Wind Speed Retrieval Using Coastal Ocean-Scattered GNSS Signals

This paper aims to propose a new coastal observable based on the computation of the ratio between the coherent and incoherent averaging as an alternative to the coherent time and the effectiveness of incoherent averaging proposed by previous works. Experimental data have been processed to develop the relationship between wind speed and the proposed observable. The influence on fitting results of elevation angle, averaging samples, and the delay lag to align the local replica to the scattered signals are analyzed to obtain an optimal retrieval.
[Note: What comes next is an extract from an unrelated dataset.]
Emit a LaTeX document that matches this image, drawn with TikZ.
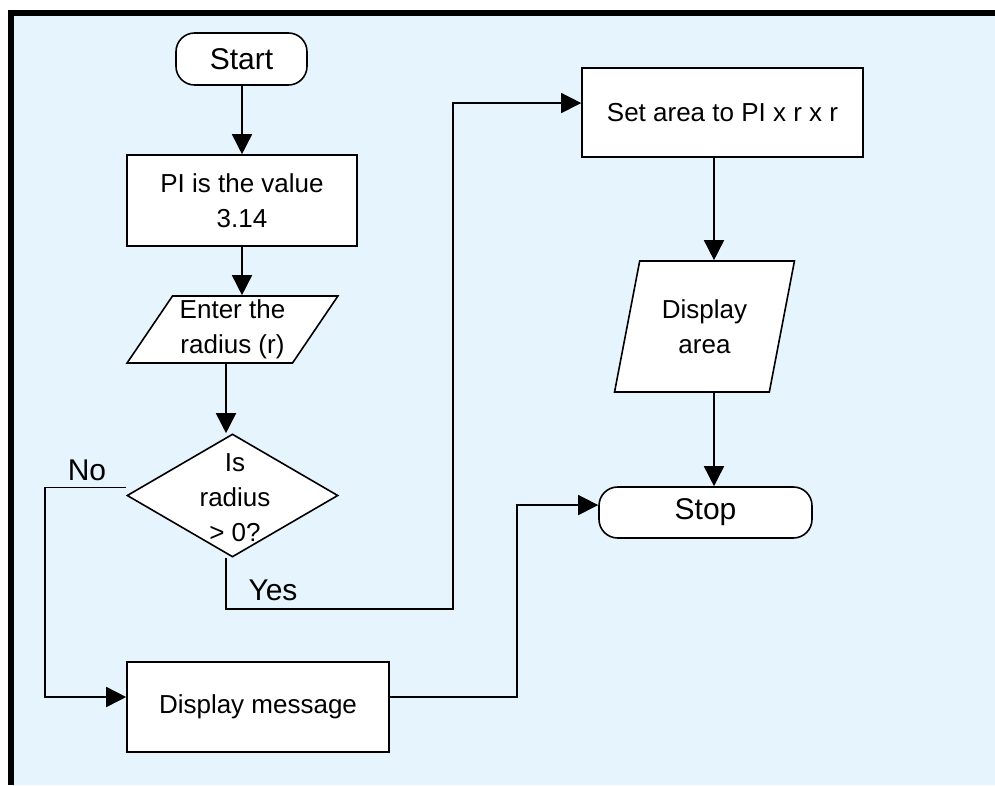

When the number of averaged samples is less than 150, and the delay range relative to the specular reflection is from $-$0.4 to 0.4, fitting results with a root mean square error (RMSE) less than 2.0 m/s and a correction coefficient larger than 0.8 for signals from BeiDou GEO and GPS implemented compensation of an elevation angle are obtained. Finally, the feasibility of multisatellite observation using multiple regression and neural networks is demonstrated. Neural networks can get better fitting results than multiple regression for both BeiDou GEO and GPS. In addition, for GPS satellites, when the elevation angle of GPS is considered as an input of a neural network, the influence of the elevation angle is greatly weakened, so that the RMSE of 1.03 m/s and the correlation coefficient of 0.96 can be obtained.